Description | The Korg Micro Preset M500 synthesizer is a curious late 1970s beast with a slightly bizarre matrix of pre-set sounds, including laughable woodwind and similar noises and a low-quality keyboard all housed in a wooden box! It's a 32-note monophonic preset synthesizer with 6 push-button presets including voice, synth1, synth2, brass, string, and wood. Its single-oscillator design has only rudimentary decay/release envelope controls and no access to the guts of the sound generation stuff. Perhaps it was aimed at the beginners market.
Once you're over the outward appearance, a bit of probing will reveal a noise box that sounds remarkably similar to the MS-10 at times. There is a lot of fun to be had with the 'traveller' control, a sort of filter and resonance control rolled into one, offering interesting squelchy acid-style bass run effects.

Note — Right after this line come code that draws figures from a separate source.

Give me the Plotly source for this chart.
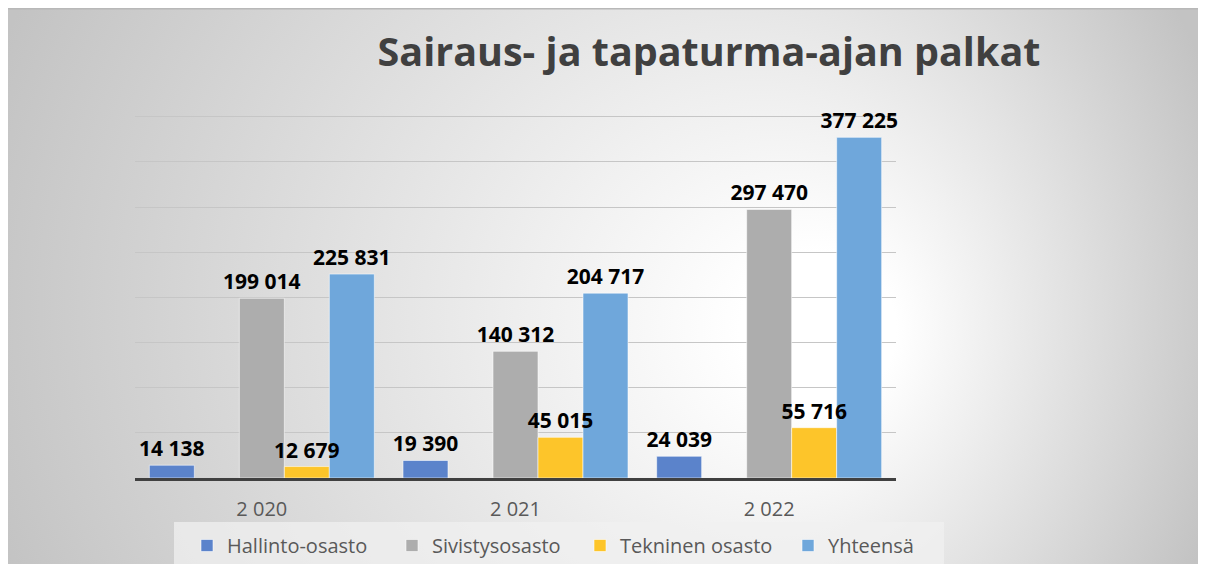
import base64
import plotly.graph_objects as go

# Datos del gráfico (euros por año)
years = ["2 020", "2 021", "2 022"]
hallinto = [14138, 19390, 24039]
sivistys = [199014, 140312, 297470]
tekninen = [12679, 45015, 55716]
yhteensa = [225831, 204717, 377225]

series_names = ["Hallinto-osasto", "Sivistysosasto", "Tekninen osasto", "Yhteensä"]
series_colors = ["#5B83CB", "#ADADAD", "#FDC52A", "#6FA7DB"]
legend_widths = [160, 143, 163, 118]

# la página html tiene 8px de margen en body, por eso 1198x556
W, H = 1198, 556
L, R, T, B = 127, 310, 107, 86
plot_w = W - L - R
plot_h = H - T - B


def fmt(v):
    return f"{v:,}".replace(",", " ")


def background_svg():
    # fondo degradado radial, como en el gráfico de Excel
    w, h = W + 10, H + 10
    svg = f'''<svg xmlns="http://www.w3.org/2000/svg" width="{w}" height="{h}" viewBox="0 0 {w} {h}">
<defs><radialGradient id="g" gradientUnits="userSpaceOnUse" cx="590" cy="296" r="650" fx="840" fy="326">
<stop offset="0" stop-color="#ffffff"/><stop offset="0.12" stop-color="#ffffff"/>
<stop offset="1" stop-color="#c3c3c3"/></radialGradient></defs>
<rect x="0" y="0" width="{w}" height="{h}" fill="url(#g)"/>
<line x1="0" y1="0.75" x2="{w}" y2="0.75" stroke="#b8b8b8" stroke-width="1.5"/>
</svg>'''
    return "data:image/svg+xml;base64," + base64.b64encode(svg.encode()).decode()


fig = go.Figure()

all_values = [hallinto, sivistys, tekninen, yhteensa]
groups = ["g0", "g2", "g3", "g4"]
for i, (name, vals) in enumerate(zip(series_names, all_values)):
    fig.add_trace(go.Bar(
        x=years, y=vals, name=name, offsetgroup=groups[i],
        marker=dict(color=series_colors[i], line=dict(color="rgba(255,255,255,0.55)", width=1)),
        legendwidth=legend_widths[i], hoverinfo="x+y+name",
    ))
    if i == 0:
        # serie vacía: deja el hueco entre Hallinto-osasto y Sivistysosasto
        fig.add_trace(go.Bar(x=years, y=[0, 0, 0], showlegend=False, hoverinfo="skip",
                             offsetgroup="g1",
                             marker=dict(color="rgba(0,0,0,0)", line=dict(width=0))))

# etiquetas encima de todas las barras (trazas transparentes en el mismo grupo)
for i, vals in enumerate(all_values):
    fig.add_trace(go.Bar(
        x=years, y=vals, offsetgroup=groups[i], showlegend=False, hoverinfo="skip",
        marker=dict(color="rgba(0,0,0,0)", line=dict(width=0)),
        text=[fmt(v) for v in vals], textposition="outside", constraintext="none",
        textfont=dict(family="Open Sans", size=21, color="#000000", weight="bold"),
        cliponaxis=False,
    ))

fig.add_layout_image(dict(
    source=background_svg(), xref="paper", yref="paper",
    x=-L / plot_w, y=(H - B) / plot_h,
    sizex=(W + 10) / plot_w, sizey=(H + 10) / plot_h,
    xanchor="left", yanchor="top", sizing="stretch", layer="below",
))

# caja de la leyenda
fig.add_shape(type="rect", xref="paper", yref="paper", layer="below",
              x0=(166 - L) / plot_w, x1=(936 - L) / plot_w,
              y0=(H - B - 514) / plot_h, y1=(H - B - H - 10) / plot_h,
              fillcolor="rgba(240,240,240,0.75)", line=dict(width=0))

fig.update_layout(
    width=W, height=H,
    margin=dict(l=L, r=R, t=T, b=B, autoexpand=False),
    paper_bgcolor="white", plot_bgcolor="rgba(0,0,0,0)",
    barmode="group", bargap=0.113, bargroupgap=0,
    title=dict(text="Sairaus- ja tapaturma-ajan palkat", x=701 / W, y=1 - 44 / H,
               xanchor="center", yanchor="middle",
               font=dict(family="Open Sans", size=39.5, color="#404040", weight="bold")),
    font=dict(family="Open Sans", color="#595959"),
    legend=dict(orientation="h", x=(179 - L) / plot_w, y=(H - B - 518) / plot_h,
                xanchor="left", yanchor="top", bgcolor="rgba(0,0,0,0)",
                font=dict(family="Open Sans", size=20, color="#595959")),
    showlegend=True,
)

fig.update_xaxes(showline=True, linecolor="#404040", linewidth=3, showgrid=False,
                 ticks="outside", ticklen=11, tickcolor="rgba(0,0,0,0)",
                 tickfont=dict(family="Open Sans", size=20, color="#595959"))
fig.update_yaxes(range=[0, 402000], tickvals=[50000 * k for k in range(1, 9)],
                 showticklabels=False, zeroline=False,
                 showgrid=True, gridcolor="#C6C6C6", gridwidth=1.2)

fig.write_html("out.html")
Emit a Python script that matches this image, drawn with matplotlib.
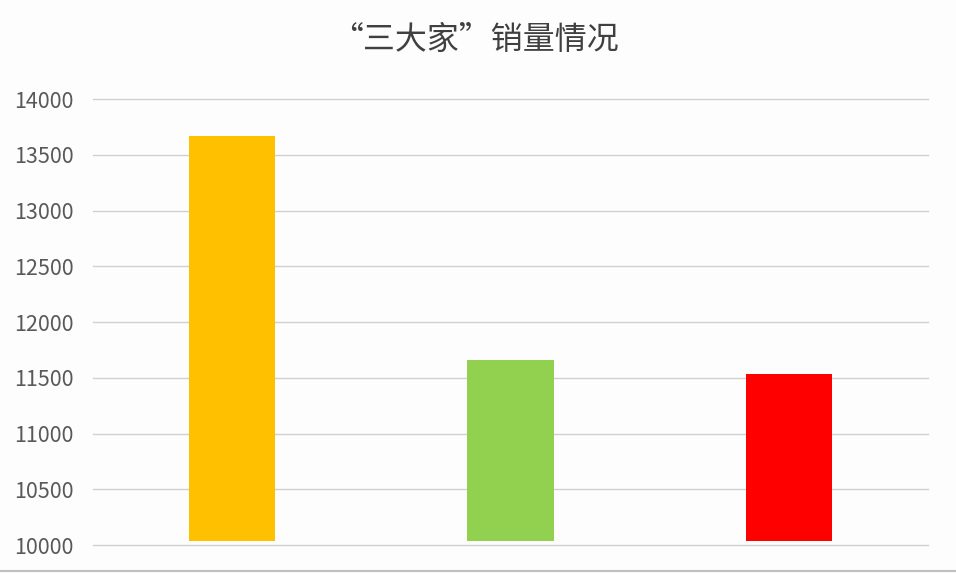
import matplotlib
import matplotlib.pyplot as plt

plt.rcParams['font.family'] = ['Noto Sans CJK SC', 'DejaVu Sans']

# data
brands = ['A', 'B', 'C']
sales = [13668, 11659, 11536]
bar_colors = ['#ffc000', '#92d050', '#ff0000']
yticks = [10000, 10500, 11000, 11500, 12000, 12500, 13000, 13500, 14000]

fig = plt.figure(figsize=(9.56, 5.74), dpi=100, facecolor='#fdfdfe')
ax = fig.add_axes([0.097, 0.0505, 0.874, 0.777])
ax.set_facecolor('#fdfdfe')

x = range(len(brands))
ax.bar(x, [s - 10036 for s in sales], bottom=10036, width=0.31,
       color=bar_colors, zorder=3)

ax.set_xlim(-0.5, len(brands) - 0.5)
ax.set_ylim(10000, 14000)
ax.set_yticks(yticks)
ax.set_yticklabels([str(t) for t in yticks], fontsize=15.5, color='#595959')
ax.set_xticks([])
ax.tick_params(axis='y', length=0, pad=14)
ax.grid(axis='y', color='#d0d0d0', linewidth=1.0, zorder=0)
for gl in ax.get_ygridlines():
    gl.set_clip_on(False)
for s in ax.spines.values():
    s.set_visible(False)

fig.text(0.497, 0.93, '“三大家”销量情况', ha='center', va='center',
         fontsize=23, color='#404040', fontweight='light')

fig.add_artist(plt.Line2D([0, 1], [0.005, 0.005], color='#bfbfbf', linewidth=1.5))

fig.savefig('out.png', dpi=100, facecolor=fig.get_facecolor())
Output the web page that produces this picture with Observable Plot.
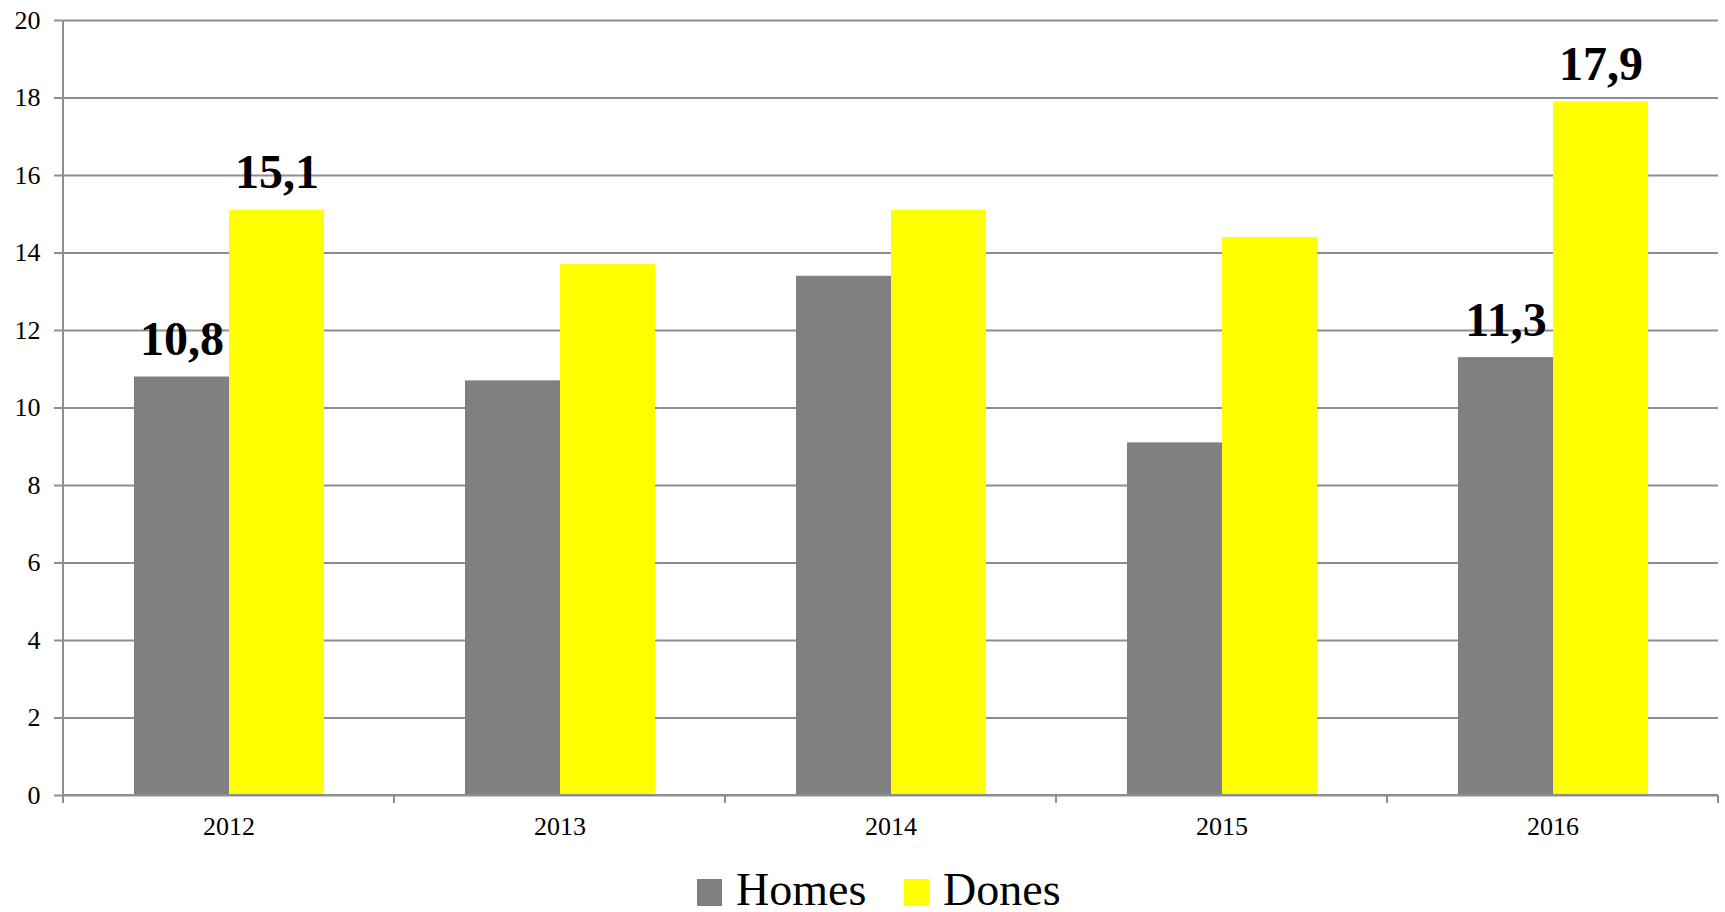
<!DOCTYPE html>
<html>
<head>
<meta charset="utf-8">
<script src="https://cdn.jsdelivr.net/npm/d3@7"></script>
<script src="https://cdn.jsdelivr.net/npm/@observablehq/plot@0.6"></script>
<style>
  html, body { margin: 0; padding: 0; background: #fff; overflow: hidden; }
  #chart svg { display: block; }
  .legend { position: relative; height: 62px; font-family: "Liberation Serif", "Times New Roman", serif; font-size: 46px; color: #000; }
  .legend .item { position: absolute; top: 20px; display: flex; align-items: flex-end; line-height: 40px; height: 40px; }
  .legend .sw { width: 25px; height: 27px; margin-right: 14px; margin-bottom: 4px; }
</style>
</head>
<body>
<div id="chart"></div>
<div class="legend" id="legend"></div>
<script>
const years = ["2012", "2013", "2014", "2015", "2016"];
const series = ["Homes", "Dones"];
const homes = [10.8, 10.7, 13.4, 9.1, 11.3];
const dones = [15.1, 13.7, 15.1, 14.4, 17.9];
const labeledYears = ["2012", "2016"];
const colors = ["#808080", "#ffff00"];
const yTicks = [0, 2, 4, 6, 8, 10, 12, 14, 16, 18, 20];

const data = [];
years.forEach((y, i) => {
  data.push({year: y, series: "Homes", value: homes[i]});
  data.push({year: y, series: "Dones", value: dones[i]});
});
const fmt = v => v.toFixed(1).replace(".", ",");
const gridColor = "#8e8e8e";

const W = 1725, H = 850;
const chart = Plot.plot({
  width: W,
  height: H,
  marginTop: 20,
  marginBottom: 55,
  marginLeft: 62,
  marginRight: 6,
  style: {fontFamily: "'Liberation Serif', 'Times New Roman', serif", background: "#fff", color: "#000"},
  fx: {domain: years, padding: 0, label: null},
  x: {domain: series, paddingInner: 0, paddingOuter: 0.74, axis: null},
  y: {domain: [0, 20], label: null},
  color: {domain: series, range: colors},
  marks: [
    Plot.ruleY(yTicks, {stroke: gridColor, strokeWidth: 2}),
    Plot.barY(data, {fx: "year", x: "series", y: "value", fill: "series"}),
    Plot.text(data.filter(d => labeledYears.includes(d.year)), {
      fx: "year", x: "series", y: "value", text: d => fmt(d.value),
      lineAnchor: "bottom", dy: -22, fontSize: 48, fontWeight: "bold", fill: "#000"
    }),
    Plot.axisY(yTicks, {anchor: "left", tickSize: 9, tickPadding: 14, fontSize: 26, stroke: gridColor, strokeWidth: 2, strokeOpacity: 1, label: null, fill: "#000"}),
    Plot.axisFx({anchor: "bottom", tickSize: 0, tickPadding: 21, fontSize: 26, label: null, fill: "#000"})
  ]
});
document.getElementById("chart").appendChild(chart);

// baseline, left axis line and category boundary ticks from the library's scales
const fx = chart.scale("fx");
const yS = chart.scale("y");
const svg = d3.select(chart);
const y0 = yS.apply(0), yTop = yS.apply(20);
const bounds = years.map(y => fx.apply(y));
bounds.push(fx.apply(years[years.length - 1]) + fx.bandwidth);
const g = svg.append("g").attr("stroke", gridColor).attr("stroke-width", 2);
g.append("line").attr("x1", bounds[0]).attr("x2", bounds[bounds.length - 1]).attr("y1", y0).attr("y2", y0);
g.append("line").attr("x1", bounds[0]).attr("x2", bounds[0]).attr("y1", yTop).attr("y2", y0 + 8);
bounds.forEach(b => g.append("line").attr("x1", b).attr("x2", b).attr("y1", y0).attr("y2", y0 + 8));

// legend
const legend = document.getElementById("legend");
const lefts = [697, 904];
series.forEach((s, i) => {
  const it = document.createElement("div");
  it.className = "item";
  it.style.left = lefts[i] + "px";
  it.innerHTML = `<span class="sw" style="background:${colors[i]}"></span><span>${s}</span>`;
  legend.appendChild(it);
});
</script>
</body>
</html>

In fact, like the MS-10, bass is about all you'll get out of this oddity in terms of useful noises. But overall this is a bit of a novelty synth, and is not especially playable nor distinctive - apart from its looks! There are absolutely no MIDI, CV nor similar inputs so you can forget about any of that.
The Micro Preset was offered in two version that are exactly the same except one came with a built in speaker identidied by the SP on the end of the model number M500SP.